> _What you need to do_
Your copy should hold exactly the lines from the one containing "Rebuild this chart" to the one containing "y_max = 138.0", inclusive, with no pictures.

*****

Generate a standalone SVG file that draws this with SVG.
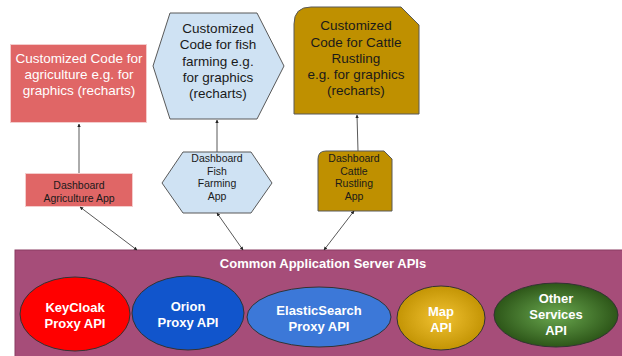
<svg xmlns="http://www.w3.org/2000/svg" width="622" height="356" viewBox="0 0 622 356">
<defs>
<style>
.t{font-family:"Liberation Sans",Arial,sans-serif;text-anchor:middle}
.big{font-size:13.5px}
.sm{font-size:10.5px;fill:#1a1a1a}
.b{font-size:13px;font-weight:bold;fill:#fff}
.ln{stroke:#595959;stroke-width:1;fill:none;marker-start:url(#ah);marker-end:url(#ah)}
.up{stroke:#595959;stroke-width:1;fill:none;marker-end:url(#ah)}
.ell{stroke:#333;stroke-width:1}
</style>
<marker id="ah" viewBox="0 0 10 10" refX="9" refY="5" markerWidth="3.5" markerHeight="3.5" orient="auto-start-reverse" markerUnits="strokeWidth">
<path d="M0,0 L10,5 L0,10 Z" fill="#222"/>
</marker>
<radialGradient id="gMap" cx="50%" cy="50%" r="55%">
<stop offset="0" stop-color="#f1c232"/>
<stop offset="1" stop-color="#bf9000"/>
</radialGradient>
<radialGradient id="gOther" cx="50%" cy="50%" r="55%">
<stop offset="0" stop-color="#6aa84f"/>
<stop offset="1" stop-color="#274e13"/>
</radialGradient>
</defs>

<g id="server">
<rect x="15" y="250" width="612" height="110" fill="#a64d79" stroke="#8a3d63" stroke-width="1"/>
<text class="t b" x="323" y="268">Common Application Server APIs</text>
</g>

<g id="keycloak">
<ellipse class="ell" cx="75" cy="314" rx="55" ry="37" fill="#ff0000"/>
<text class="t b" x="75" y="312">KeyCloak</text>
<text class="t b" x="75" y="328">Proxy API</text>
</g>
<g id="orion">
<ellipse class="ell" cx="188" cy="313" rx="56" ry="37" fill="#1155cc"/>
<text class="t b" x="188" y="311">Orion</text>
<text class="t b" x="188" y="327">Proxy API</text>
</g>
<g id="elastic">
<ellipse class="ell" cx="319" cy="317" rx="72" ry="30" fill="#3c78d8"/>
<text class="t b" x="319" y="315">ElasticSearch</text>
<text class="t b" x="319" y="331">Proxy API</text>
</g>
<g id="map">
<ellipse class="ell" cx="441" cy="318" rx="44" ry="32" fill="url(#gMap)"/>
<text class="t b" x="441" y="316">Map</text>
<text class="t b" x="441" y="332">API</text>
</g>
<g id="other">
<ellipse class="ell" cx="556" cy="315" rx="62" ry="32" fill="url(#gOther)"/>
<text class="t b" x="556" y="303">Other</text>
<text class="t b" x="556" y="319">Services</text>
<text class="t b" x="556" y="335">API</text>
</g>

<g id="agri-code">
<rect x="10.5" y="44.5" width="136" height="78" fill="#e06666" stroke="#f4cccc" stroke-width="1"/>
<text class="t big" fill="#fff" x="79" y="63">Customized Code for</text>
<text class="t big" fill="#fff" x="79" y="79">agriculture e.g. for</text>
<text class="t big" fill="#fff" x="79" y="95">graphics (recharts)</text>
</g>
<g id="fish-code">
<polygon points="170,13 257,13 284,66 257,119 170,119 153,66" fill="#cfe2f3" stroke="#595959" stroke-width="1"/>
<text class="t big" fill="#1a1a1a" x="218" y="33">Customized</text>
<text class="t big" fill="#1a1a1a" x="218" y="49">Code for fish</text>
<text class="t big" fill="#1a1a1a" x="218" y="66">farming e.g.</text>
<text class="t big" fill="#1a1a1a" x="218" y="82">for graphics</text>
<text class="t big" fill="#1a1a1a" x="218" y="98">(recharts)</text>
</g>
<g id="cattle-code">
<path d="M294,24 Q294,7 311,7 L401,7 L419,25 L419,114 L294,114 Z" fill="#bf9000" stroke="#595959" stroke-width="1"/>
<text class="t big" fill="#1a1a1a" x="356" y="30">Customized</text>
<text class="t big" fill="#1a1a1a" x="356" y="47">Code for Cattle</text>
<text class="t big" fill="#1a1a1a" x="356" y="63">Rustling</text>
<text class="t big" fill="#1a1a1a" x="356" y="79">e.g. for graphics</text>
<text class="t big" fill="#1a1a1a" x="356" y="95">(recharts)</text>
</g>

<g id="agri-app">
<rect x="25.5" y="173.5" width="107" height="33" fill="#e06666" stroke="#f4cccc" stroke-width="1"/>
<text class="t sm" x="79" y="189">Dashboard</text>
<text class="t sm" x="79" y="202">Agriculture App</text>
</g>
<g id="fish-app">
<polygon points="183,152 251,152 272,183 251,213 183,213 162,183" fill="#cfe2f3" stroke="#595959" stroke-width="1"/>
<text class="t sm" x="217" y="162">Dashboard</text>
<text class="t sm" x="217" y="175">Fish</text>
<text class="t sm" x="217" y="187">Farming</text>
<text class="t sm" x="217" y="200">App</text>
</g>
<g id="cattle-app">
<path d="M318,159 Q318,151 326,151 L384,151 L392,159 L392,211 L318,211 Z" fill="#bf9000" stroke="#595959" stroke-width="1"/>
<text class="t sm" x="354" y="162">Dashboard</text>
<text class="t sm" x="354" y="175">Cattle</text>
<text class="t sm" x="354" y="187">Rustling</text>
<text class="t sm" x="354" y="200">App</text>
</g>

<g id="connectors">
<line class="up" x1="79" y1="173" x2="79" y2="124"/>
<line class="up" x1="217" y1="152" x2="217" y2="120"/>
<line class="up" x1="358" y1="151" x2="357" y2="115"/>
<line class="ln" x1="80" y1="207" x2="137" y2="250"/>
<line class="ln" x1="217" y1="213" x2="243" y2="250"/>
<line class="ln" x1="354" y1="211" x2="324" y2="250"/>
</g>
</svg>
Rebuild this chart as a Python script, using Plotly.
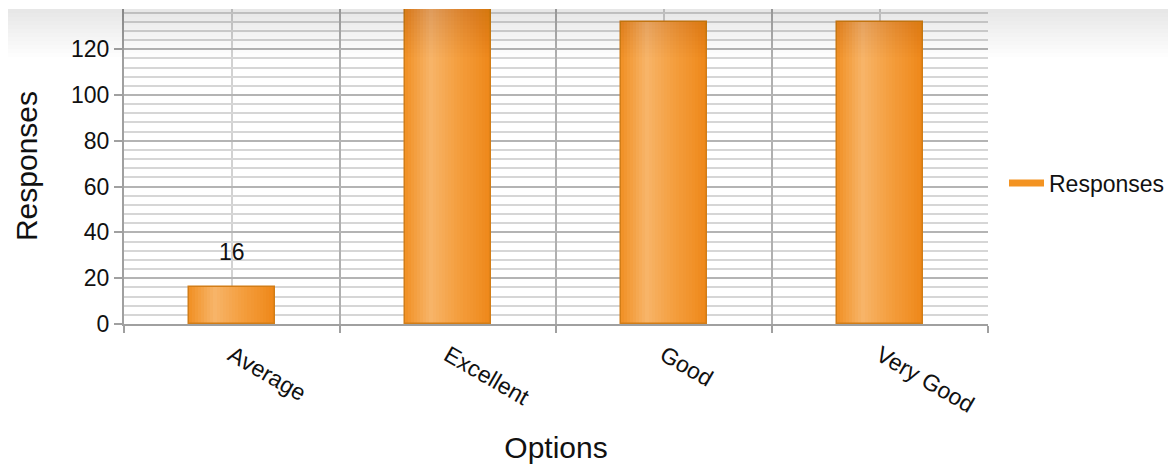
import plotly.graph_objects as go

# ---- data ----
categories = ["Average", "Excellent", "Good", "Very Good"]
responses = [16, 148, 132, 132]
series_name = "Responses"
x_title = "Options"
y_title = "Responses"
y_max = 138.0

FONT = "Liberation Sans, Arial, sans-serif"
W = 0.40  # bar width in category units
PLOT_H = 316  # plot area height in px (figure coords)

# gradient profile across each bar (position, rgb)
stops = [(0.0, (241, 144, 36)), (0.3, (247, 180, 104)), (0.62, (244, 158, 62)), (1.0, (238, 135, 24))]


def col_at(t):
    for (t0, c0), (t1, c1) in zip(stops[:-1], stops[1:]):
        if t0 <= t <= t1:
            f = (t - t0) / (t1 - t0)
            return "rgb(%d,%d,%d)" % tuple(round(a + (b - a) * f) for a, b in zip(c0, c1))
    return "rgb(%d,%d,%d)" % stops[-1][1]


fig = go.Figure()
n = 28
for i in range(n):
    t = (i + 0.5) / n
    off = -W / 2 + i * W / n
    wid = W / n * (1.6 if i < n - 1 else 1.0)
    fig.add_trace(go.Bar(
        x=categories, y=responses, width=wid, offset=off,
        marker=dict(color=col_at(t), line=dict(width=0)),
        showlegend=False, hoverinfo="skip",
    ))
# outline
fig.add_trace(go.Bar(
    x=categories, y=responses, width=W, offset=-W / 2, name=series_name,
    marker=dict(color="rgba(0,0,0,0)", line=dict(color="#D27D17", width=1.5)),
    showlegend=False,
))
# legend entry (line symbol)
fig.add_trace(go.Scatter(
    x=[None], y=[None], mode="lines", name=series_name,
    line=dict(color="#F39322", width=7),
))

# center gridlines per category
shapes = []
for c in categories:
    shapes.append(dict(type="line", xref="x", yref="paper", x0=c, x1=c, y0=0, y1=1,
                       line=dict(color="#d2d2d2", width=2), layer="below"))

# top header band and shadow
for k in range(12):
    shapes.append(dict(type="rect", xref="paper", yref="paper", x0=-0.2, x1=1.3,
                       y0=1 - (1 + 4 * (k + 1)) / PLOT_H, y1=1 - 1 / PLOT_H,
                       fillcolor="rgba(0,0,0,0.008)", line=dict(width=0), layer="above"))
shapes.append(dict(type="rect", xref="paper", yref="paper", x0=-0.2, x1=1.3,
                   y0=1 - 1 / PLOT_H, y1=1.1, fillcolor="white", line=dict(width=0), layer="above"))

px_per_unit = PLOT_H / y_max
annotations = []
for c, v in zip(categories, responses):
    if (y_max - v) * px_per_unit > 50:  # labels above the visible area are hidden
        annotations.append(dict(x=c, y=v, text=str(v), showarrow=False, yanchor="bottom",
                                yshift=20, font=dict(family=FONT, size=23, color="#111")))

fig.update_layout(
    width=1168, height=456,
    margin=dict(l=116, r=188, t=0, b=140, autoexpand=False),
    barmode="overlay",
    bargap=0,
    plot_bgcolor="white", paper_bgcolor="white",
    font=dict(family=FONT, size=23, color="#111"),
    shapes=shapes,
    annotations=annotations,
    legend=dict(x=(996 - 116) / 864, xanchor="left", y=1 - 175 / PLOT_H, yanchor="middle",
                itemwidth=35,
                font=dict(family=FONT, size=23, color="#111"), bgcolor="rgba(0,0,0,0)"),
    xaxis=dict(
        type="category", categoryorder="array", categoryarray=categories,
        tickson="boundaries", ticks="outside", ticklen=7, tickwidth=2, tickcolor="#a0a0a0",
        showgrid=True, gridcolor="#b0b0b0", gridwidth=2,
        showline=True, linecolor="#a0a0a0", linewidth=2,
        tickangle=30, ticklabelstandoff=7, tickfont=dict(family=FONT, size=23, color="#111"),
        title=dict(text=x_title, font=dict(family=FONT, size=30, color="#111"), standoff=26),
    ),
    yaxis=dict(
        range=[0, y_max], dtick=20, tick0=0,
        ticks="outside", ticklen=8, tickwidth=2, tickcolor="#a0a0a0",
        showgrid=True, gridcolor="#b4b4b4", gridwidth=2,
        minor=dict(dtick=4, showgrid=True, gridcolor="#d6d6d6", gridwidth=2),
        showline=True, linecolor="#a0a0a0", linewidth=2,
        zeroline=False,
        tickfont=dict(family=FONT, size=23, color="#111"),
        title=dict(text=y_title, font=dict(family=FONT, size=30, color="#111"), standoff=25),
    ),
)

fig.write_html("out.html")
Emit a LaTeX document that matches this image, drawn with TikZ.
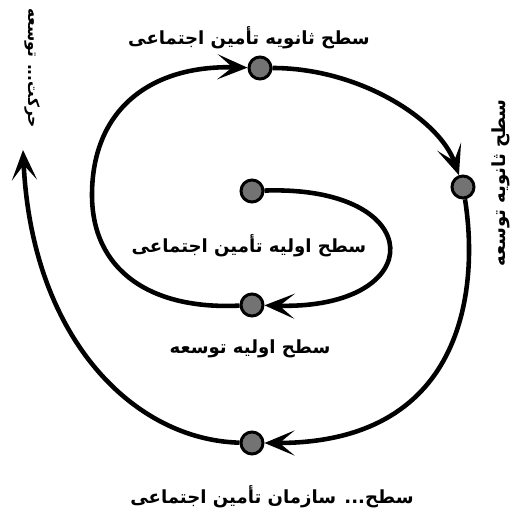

*****

> _Task output_
Rebuild this chart as a Python script, using Plotly.
import plotly.graph_objects as go

# ---- data ----
categories = ["Average", "Excellent", "Good", "Very Good"]
responses = [16, 148, 132, 132]
series_name = "Responses"
x_title = "Options"
y_title = "Responses"
y_max = 138.0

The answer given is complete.